- STATED TASK:
Print the listing in its entirety and exactly, leaving out images.

- SOURCE MATERIAL:
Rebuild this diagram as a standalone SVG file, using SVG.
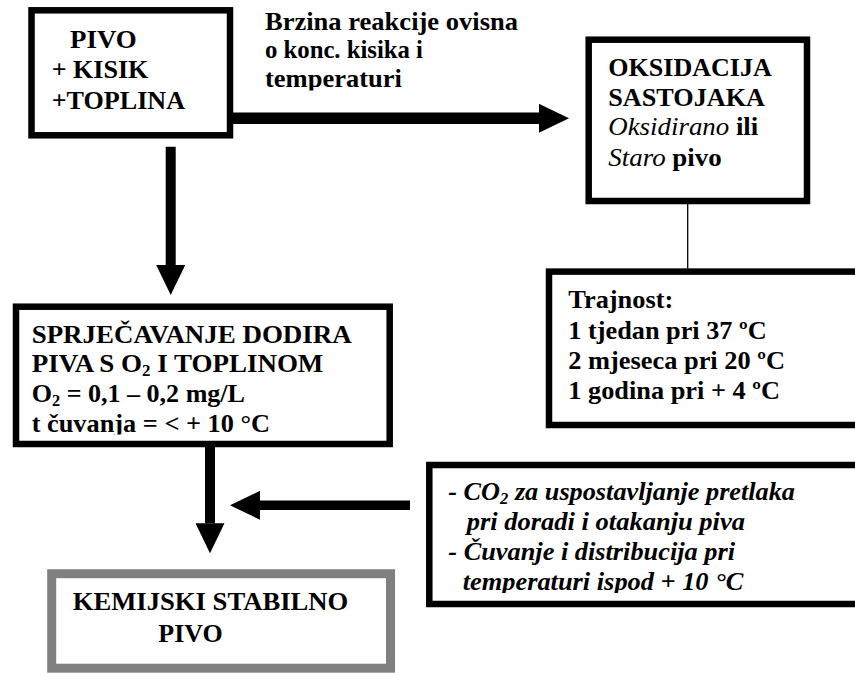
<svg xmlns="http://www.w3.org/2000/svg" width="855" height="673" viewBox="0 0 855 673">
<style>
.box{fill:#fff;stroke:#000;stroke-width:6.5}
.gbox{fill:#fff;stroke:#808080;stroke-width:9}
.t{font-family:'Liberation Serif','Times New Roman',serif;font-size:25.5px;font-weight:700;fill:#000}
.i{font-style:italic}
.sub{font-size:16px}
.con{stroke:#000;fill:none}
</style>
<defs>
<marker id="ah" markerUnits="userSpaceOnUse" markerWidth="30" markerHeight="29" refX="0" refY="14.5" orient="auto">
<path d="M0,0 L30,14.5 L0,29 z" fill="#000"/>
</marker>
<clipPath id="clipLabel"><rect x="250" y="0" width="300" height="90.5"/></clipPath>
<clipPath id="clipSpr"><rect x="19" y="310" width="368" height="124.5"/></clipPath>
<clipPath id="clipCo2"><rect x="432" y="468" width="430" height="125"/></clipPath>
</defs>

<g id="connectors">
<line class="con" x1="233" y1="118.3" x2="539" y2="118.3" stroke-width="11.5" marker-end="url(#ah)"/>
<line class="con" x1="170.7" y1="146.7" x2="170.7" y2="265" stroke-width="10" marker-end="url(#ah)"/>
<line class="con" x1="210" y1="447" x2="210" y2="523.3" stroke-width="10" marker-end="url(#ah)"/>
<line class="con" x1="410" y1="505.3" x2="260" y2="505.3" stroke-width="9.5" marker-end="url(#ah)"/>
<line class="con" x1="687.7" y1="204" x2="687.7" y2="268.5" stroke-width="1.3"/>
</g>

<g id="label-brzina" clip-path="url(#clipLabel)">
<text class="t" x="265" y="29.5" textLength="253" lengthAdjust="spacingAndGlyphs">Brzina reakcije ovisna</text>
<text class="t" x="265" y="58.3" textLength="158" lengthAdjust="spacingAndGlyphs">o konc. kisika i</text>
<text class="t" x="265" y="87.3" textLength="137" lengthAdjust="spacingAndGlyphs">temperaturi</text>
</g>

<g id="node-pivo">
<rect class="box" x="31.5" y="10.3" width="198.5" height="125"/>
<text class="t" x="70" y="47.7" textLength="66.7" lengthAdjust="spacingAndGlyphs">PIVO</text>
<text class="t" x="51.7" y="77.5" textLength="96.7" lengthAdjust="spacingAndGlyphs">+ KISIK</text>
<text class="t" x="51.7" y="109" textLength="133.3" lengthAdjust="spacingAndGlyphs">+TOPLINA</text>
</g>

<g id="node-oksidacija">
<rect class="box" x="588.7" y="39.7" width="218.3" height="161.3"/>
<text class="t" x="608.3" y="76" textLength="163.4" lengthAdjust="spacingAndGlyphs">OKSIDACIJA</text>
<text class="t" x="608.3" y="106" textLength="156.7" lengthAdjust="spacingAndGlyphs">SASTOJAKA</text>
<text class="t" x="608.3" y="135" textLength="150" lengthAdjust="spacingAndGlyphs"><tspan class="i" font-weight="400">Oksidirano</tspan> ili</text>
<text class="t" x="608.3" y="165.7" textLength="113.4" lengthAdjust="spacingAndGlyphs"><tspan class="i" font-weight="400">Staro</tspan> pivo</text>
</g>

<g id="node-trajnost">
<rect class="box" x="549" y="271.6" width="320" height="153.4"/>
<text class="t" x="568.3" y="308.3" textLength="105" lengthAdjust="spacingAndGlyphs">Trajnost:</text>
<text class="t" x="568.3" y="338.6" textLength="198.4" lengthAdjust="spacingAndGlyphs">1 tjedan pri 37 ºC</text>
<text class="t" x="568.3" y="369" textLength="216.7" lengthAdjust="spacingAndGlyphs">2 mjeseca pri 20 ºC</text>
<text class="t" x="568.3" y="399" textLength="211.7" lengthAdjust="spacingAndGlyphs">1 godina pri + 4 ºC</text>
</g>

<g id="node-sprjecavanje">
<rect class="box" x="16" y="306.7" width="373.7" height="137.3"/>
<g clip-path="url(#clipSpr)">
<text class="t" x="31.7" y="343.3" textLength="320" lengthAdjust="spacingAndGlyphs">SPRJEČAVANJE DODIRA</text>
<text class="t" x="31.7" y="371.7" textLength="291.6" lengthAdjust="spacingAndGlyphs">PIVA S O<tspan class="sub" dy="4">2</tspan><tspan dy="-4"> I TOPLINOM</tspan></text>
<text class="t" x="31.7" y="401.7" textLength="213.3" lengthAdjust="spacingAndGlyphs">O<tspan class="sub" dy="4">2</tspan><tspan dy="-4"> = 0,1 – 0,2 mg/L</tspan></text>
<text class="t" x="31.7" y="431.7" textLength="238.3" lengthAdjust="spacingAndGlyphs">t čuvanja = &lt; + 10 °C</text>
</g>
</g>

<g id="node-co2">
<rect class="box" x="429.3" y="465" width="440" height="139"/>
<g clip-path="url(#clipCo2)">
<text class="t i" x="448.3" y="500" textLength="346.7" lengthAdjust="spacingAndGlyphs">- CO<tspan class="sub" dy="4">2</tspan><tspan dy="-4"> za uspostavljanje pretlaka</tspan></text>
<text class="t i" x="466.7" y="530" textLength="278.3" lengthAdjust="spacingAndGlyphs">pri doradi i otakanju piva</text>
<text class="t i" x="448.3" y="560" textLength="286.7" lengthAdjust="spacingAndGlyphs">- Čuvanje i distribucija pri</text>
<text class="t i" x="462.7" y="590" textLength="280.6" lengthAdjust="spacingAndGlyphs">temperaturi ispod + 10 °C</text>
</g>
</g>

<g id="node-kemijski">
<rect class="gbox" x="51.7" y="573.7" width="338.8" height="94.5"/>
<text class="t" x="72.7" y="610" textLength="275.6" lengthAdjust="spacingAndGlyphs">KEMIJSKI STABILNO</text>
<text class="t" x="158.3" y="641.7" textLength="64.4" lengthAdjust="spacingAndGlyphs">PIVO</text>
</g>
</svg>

- EXERCISE ANSWER:
Rebuild this diagram as a standalone SVG file, using SVG.
<svg xmlns="http://www.w3.org/2000/svg" width="855" height="673" viewBox="0 0 855 673">
<style>
.box{fill:#fff;stroke:#000;stroke-width:6.5}
.gbox{fill:#fff;stroke:#808080;stroke-width:9}
.t{font-family:'Liberation Serif','Times New Roman',serif;font-size:25.5px;font-weight:700;fill:#000}
.i{font-style:italic}
.sub{font-size:16px}
.con{stroke:#000;fill:none}
</style>
<defs>
<marker id="ah" markerUnits="userSpaceOnUse" markerWidth="30" markerHeight="29" refX="0" refY="14.5" orient="auto">
<path d="M0,0 L30,14.5 L0,29 z" fill="#000"/>
</marker>
<clipPath id="clipLabel"><rect x="250" y="0" width="300" height="90.5"/></clipPath>
<clipPath id="clipSpr"><rect x="19" y="310" width="368" height="124.5"/></clipPath>
<clipPath id="clipCo2"><rect x="432" y="468" width="430" height="125"/></clipPath>
</defs>

<g id="connectors">
<line class="con" x1="233" y1="118.3" x2="539" y2="118.3" stroke-width="11.5" marker-end="url(#ah)"/>
<line class="con" x1="170.7" y1="146.7" x2="170.7" y2="265" stroke-width="10" marker-end="url(#ah)"/>
<line class="con" x1="210" y1="447" x2="210" y2="523.3" stroke-width="10" marker-end="url(#ah)"/>
<line class="con" x1="410" y1="505.3" x2="260" y2="505.3" stroke-width="9.5" marker-end="url(#ah)"/>
<line class="con" x1="687.7" y1="204" x2="687.7" y2="268.5" stroke-width="1.3"/>
</g>

<g id="label-brzina" clip-path="url(#clipLabel)">
<text class="t" x="265" y="29.5" textLength="253" lengthAdjust="spacingAndGlyphs">Brzina reakcije ovisna</text>
<text class="t" x="265" y="58.3" textLength="158" lengthAdjust="spacingAndGlyphs">o konc. kisika i</text>
<text class="t" x="265" y="87.3" textLength="137" lengthAdjust="spacingAndGlyphs">temperaturi</text>
</g>

<g id="node-pivo">
<rect class="box" x="31.5" y="10.3" width="198.5" height="125"/>
<text class="t" x="70" y="47.7" textLength="66.7" lengthAdjust="spacingAndGlyphs">PIVO</text>
<text class="t" x="51.7" y="77.5" textLength="96.7" lengthAdjust="spacingAndGlyphs">+ KISIK</text>
<text class="t" x="51.7" y="109" textLength="133.3" lengthAdjust="spacingAndGlyphs">+TOPLINA</text>
</g>

<g id="node-oksidacija">
<rect class="box" x="588.7" y="39.7" width="218.3" height="161.3"/>
<text class="t" x="608.3" y="76" textLength="163.4" lengthAdjust="spacingAndGlyphs">OKSIDACIJA</text>
<text class="t" x="608.3" y="106" textLength="156.7" lengthAdjust="spacingAndGlyphs">SASTOJAKA</text>
<text class="t" x="608.3" y="135" textLength="150" lengthAdjust="spacingAndGlyphs"><tspan class="i" font-weight="400">Oksidirano</tspan> ili</text>
<text class="t" x="608.3" y="165.7" textLength="113.4" lengthAdjust="spacingAndGlyphs"><tspan class="i" font-weight="400">Staro</tspan> pivo</text>
</g>

<g id="node-trajnost">
<rect class="box" x="549" y="271.6" width="320" height="153.4"/>
<text class="t" x="568.3" y="308.3" textLength="105" lengthAdjust="spacingAndGlyphs">Trajnost:</text>
<text class="t" x="568.3" y="338.6" textLength="198.4" lengthAdjust="spacingAndGlyphs">1 tjedan pri 37 ºC</text>
<text class="t" x="568.3" y="369" textLength="216.7" lengthAdjust="spacingAndGlyphs">2 mjeseca pri 20 ºC</text>
<text class="t" x="568.3" y="399" textLength="211.7" lengthAdjust="spacingAndGlyphs">1 godina pri + 4 ºC</text>
</g>

<g id="node-sprjecavanje">
<rect class="box" x="16" y="306.7" width="373.7" height="137.3"/>
<g clip-path="url(#clipSpr)">
<text class="t" x="31.7" y="343.3" textLength="320" lengthAdjust="spacingAndGlyphs">SPRJEČAVANJE DODIRA</text>
<text class="t" x="31.7" y="371.7" textLength="291.6" lengthAdjust="spacingAndGlyphs">PIVA S O<tspan class="sub" dy="4">2</tspan><tspan dy="-4"> I TOPLINOM</tspan></text>
<text class="t" x="31.7" y="401.7" textLength="213.3" lengthAdjust="spacingAndGlyphs">O<tspan class="sub" dy="4">2</tspan><tspan dy="-4"> = 0,1 – 0,2 mg/L</tspan></text>
<text class="t" x="31.7" y="431.7" textLength="238.3" lengthAdjust="spacingAndGlyphs">t čuvanja = &lt; + 10 °C</text>
</g>
</g>

<g id="node-co2">
<rect class="box" x="429.3" y="465" width="440" height="139"/>
<g clip-path="url(#clipCo2)">
<text class="t i" x="448.3" y="500" textLength="346.7" lengthAdjust="spacingAndGlyphs">- CO<tspan class="sub" dy="4">2</tspan><tspan dy="-4"> za uspostavljanje pretlaka</tspan></text>
<text class="t i" x="466.7" y="530" textLength="278.3" lengthAdjust="spacingAndGlyphs">pri doradi i otakanju piva</text>
<text class="t i" x="448.3" y="560" textLength="286.7" lengthAdjust="spacingAndGlyphs">- Čuvanje i distribucija pri</text>
<text class="t i" x="462.7" y="590" textLength="280.6" lengthAdjust="spacingAndGlyphs">temperaturi ispod + 10 °C</text>
</g>
</g>

<g id="node-kemijski">
<rect class="gbox" x="51.7" y="573.7" width="338.8" height="94.5"/>
<text class="t" x="72.7" y="610" textLength="275.6" lengthAdjust="spacingAndGlyphs">KEMIJSKI STABILNO</text>
<text class="t" x="158.3" y="641.7" textLength="64.4" lengthAdjust="spacingAndGlyphs">PIVO</text>
</g>
</svg>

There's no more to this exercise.